RAW DATA:

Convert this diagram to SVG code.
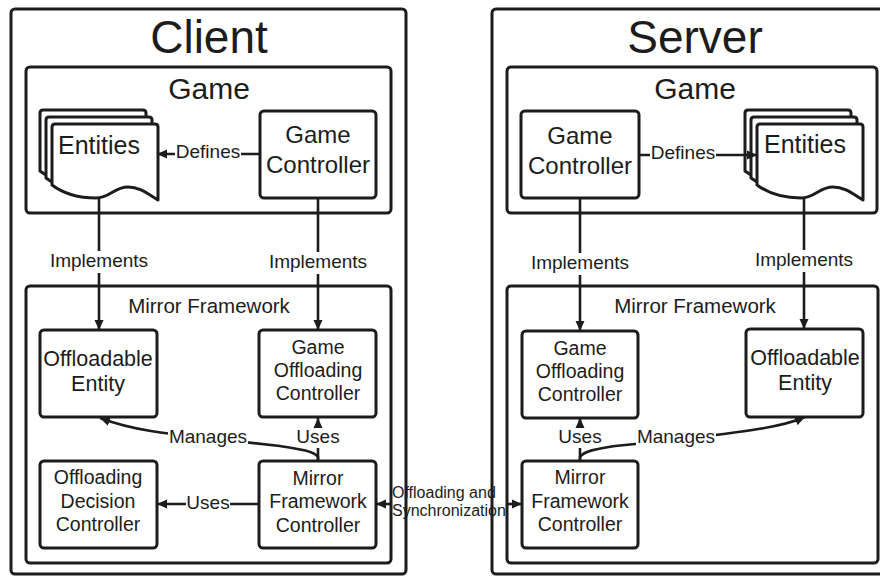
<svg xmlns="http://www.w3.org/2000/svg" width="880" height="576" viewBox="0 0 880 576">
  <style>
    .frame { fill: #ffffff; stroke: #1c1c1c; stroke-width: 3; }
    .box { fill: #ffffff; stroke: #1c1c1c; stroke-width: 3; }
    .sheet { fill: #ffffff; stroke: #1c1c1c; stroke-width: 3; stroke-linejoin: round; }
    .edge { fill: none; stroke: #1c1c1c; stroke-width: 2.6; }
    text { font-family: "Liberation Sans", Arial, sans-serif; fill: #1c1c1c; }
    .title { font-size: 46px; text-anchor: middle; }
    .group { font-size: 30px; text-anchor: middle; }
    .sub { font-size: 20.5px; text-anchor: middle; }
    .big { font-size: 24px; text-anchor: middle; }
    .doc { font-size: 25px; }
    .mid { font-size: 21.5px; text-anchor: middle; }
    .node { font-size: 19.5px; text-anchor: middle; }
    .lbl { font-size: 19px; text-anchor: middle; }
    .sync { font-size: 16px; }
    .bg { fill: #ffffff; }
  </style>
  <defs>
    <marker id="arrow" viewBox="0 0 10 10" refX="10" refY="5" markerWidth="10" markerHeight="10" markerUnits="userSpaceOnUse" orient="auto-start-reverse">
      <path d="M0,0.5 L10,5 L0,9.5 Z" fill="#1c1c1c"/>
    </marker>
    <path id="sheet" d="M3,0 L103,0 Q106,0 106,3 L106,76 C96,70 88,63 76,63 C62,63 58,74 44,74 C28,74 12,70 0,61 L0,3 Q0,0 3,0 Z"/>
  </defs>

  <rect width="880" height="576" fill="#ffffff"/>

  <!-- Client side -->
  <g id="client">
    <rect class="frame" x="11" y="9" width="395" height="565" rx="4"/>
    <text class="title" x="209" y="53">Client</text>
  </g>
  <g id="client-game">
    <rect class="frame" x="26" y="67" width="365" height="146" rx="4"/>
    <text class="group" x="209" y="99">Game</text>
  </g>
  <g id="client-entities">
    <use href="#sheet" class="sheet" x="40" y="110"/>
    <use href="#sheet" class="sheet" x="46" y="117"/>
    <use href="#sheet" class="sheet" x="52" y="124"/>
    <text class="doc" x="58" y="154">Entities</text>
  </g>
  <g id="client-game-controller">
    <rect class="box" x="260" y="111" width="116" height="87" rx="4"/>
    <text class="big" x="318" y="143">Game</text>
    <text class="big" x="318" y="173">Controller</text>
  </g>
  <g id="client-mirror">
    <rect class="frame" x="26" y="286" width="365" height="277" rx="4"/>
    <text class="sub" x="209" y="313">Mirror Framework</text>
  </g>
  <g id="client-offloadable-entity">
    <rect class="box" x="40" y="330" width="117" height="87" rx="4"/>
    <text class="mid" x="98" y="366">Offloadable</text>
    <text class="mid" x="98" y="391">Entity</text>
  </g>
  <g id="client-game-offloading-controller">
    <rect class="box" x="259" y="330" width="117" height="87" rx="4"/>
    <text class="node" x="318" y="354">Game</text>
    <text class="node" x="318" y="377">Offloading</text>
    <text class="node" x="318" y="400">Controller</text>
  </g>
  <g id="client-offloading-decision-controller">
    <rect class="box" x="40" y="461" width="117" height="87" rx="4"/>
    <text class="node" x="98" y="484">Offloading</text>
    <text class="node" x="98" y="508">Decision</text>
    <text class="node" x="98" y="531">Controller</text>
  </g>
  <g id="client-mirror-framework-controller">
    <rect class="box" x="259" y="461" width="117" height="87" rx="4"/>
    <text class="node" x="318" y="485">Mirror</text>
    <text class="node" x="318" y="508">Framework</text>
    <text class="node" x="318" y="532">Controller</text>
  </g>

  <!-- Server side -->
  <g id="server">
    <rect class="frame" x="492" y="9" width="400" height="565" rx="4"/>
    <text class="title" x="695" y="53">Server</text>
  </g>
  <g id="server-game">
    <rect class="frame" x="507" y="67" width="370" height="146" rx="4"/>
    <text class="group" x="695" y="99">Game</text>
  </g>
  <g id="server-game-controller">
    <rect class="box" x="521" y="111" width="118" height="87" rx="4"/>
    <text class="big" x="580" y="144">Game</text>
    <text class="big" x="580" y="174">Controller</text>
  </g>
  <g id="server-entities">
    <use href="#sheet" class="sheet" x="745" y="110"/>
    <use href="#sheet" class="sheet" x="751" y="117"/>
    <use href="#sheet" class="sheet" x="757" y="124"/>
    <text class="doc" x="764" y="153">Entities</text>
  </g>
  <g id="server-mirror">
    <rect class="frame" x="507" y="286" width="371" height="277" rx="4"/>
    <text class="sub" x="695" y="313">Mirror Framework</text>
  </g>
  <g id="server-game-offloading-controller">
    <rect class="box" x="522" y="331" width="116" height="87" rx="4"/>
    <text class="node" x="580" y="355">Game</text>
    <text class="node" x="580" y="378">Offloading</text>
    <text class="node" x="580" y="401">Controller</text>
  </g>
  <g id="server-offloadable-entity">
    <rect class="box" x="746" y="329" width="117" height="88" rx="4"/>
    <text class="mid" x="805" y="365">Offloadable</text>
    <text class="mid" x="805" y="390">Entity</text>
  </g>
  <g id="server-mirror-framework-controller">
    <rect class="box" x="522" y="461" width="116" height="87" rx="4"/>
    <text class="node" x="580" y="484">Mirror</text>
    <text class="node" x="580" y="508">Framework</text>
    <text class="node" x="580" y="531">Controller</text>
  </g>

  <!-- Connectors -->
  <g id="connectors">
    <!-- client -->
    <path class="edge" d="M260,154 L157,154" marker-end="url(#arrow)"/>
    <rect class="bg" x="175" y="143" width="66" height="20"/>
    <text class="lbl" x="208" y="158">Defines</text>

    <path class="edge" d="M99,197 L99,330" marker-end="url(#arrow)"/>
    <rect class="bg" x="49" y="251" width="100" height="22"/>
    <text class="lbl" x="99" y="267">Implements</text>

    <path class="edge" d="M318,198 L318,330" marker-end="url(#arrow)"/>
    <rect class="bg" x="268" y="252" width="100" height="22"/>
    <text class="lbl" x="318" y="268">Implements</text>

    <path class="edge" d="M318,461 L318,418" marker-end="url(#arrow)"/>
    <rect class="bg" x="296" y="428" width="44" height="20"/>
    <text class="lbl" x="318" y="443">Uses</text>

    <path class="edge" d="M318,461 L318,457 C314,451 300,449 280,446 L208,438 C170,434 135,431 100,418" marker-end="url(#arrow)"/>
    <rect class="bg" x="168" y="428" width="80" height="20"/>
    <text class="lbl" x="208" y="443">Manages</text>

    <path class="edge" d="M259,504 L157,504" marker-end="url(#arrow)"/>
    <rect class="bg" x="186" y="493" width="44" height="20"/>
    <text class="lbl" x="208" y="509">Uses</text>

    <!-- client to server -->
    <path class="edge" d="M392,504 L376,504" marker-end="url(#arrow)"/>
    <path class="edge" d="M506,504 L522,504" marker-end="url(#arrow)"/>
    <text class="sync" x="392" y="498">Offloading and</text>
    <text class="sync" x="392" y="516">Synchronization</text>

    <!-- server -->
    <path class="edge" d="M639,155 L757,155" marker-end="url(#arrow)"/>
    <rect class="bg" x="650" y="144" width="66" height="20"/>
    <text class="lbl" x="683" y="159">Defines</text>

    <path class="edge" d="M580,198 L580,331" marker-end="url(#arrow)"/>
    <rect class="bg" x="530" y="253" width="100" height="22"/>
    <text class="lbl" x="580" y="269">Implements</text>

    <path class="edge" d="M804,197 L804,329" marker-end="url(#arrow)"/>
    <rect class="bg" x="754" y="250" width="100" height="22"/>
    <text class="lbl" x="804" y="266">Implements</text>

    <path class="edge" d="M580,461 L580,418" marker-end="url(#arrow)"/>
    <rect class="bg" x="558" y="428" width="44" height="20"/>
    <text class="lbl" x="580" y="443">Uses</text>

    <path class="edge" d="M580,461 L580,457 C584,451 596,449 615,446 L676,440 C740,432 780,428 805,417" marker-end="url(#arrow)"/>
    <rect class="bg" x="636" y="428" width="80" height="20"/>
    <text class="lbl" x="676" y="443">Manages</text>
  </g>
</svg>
--
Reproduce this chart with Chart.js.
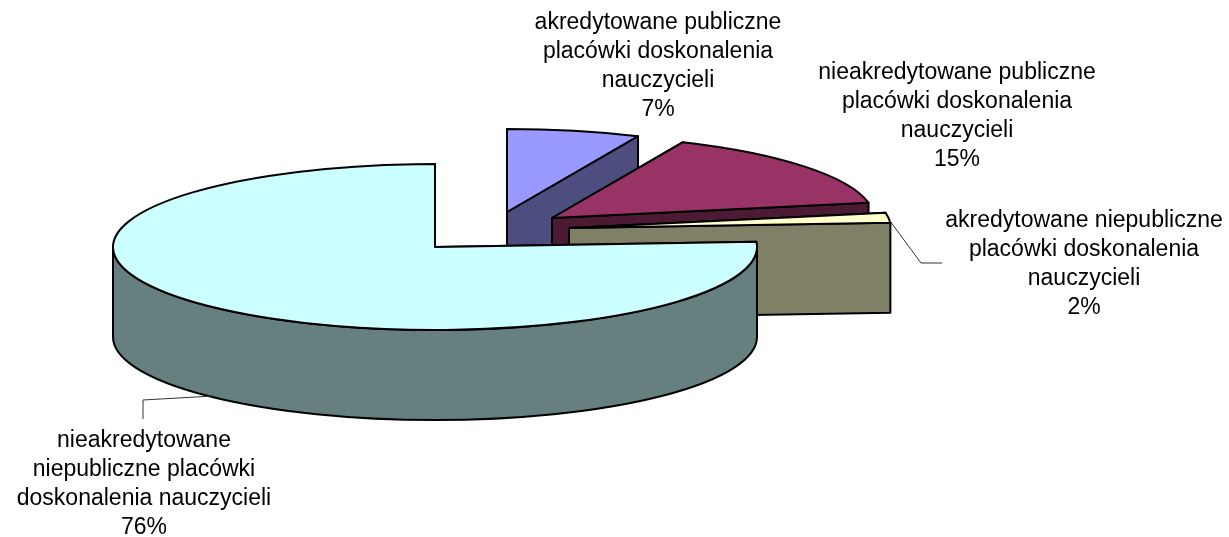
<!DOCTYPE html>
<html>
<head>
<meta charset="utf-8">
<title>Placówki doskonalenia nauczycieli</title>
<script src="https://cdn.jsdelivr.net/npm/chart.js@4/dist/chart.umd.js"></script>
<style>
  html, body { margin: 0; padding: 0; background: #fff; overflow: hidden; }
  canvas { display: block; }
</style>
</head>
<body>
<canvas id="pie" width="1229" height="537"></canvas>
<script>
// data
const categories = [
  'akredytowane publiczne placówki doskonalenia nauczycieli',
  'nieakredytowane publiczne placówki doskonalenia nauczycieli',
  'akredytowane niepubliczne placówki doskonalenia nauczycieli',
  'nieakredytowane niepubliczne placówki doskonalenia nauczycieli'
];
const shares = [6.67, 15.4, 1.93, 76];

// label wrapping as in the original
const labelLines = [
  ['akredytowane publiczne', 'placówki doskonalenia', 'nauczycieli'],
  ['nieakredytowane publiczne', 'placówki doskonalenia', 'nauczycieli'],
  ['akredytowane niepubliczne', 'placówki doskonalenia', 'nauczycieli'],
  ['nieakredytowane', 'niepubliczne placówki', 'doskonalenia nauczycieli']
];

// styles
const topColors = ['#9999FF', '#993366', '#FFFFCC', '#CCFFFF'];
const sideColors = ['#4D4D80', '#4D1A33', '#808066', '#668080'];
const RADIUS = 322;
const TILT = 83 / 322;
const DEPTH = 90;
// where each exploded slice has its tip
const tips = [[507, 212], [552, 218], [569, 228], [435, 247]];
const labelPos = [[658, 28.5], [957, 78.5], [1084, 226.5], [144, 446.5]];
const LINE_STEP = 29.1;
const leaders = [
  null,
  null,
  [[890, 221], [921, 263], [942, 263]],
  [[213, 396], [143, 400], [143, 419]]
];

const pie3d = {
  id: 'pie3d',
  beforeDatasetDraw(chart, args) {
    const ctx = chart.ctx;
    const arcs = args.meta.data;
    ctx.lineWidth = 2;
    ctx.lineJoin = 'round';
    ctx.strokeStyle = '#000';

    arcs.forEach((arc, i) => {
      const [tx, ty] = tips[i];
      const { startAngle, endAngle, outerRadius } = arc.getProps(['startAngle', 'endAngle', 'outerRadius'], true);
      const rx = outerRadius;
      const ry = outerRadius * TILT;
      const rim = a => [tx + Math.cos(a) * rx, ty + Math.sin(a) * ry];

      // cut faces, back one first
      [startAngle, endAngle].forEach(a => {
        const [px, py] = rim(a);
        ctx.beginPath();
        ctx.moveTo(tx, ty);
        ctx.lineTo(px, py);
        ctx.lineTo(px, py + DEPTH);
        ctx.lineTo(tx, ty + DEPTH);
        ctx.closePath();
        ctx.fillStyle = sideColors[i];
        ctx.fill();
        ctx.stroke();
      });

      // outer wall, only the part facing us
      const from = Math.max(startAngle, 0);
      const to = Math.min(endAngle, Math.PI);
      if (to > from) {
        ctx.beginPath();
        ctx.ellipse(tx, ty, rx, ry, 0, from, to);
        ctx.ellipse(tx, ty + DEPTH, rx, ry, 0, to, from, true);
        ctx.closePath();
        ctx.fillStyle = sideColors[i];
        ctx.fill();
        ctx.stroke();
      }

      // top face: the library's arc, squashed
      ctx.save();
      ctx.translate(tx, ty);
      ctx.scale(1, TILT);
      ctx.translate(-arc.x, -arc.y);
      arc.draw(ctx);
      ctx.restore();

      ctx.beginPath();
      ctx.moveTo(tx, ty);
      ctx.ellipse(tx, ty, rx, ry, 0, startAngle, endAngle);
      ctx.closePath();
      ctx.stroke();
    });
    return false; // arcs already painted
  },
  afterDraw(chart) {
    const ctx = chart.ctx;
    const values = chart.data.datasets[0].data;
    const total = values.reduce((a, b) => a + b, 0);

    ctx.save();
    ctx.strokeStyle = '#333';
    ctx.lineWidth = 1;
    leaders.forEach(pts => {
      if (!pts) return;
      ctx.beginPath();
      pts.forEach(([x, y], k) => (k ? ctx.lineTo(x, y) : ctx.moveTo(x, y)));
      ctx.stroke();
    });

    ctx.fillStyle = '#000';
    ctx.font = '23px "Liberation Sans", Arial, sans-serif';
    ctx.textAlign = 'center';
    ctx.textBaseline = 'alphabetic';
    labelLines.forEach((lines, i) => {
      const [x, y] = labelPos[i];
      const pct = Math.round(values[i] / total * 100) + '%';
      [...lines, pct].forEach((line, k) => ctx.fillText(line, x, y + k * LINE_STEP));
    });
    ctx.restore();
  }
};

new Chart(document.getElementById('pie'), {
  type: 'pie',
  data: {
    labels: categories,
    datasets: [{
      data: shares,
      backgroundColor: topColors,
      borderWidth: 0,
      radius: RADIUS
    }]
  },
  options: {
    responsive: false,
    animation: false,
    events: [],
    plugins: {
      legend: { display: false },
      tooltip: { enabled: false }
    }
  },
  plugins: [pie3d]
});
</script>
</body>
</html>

TASK TO CARRY OUT:
Print everything from the line with "Reproduce this chart with Chart.js." down to the line with "const shares = [6.67, 15.4, 1.93, 76];" in the entries above, both lines included and nothing more, without the pictures.

CORRECT ANSWER:
Reproduce this chart with Chart.js.
<!DOCTYPE html>
<html>
<head>
<meta charset="utf-8">
<title>Placówki doskonalenia nauczycieli</title>
<script src="https://cdn.jsdelivr.net/npm/chart.js@4/dist/chart.umd.js"></script>
<style>
  html, body { margin: 0; padding: 0; background: #fff; overflow: hidden; }
  canvas { display: block; }
</style>
</head>
<body>
<canvas id="pie" width="1229" height="537"></canvas>
<script>
// data
const categories = [
  'akredytowane publiczne placówki doskonalenia nauczycieli',
  'nieakredytowane publiczne placówki doskonalenia nauczycieli',
  'akredytowane niepubliczne placówki doskonalenia nauczycieli',
  'nieakredytowane niepubliczne placówki doskonalenia nauczycieli'
];
const shares = [6.67, 15.4, 1.93, 76];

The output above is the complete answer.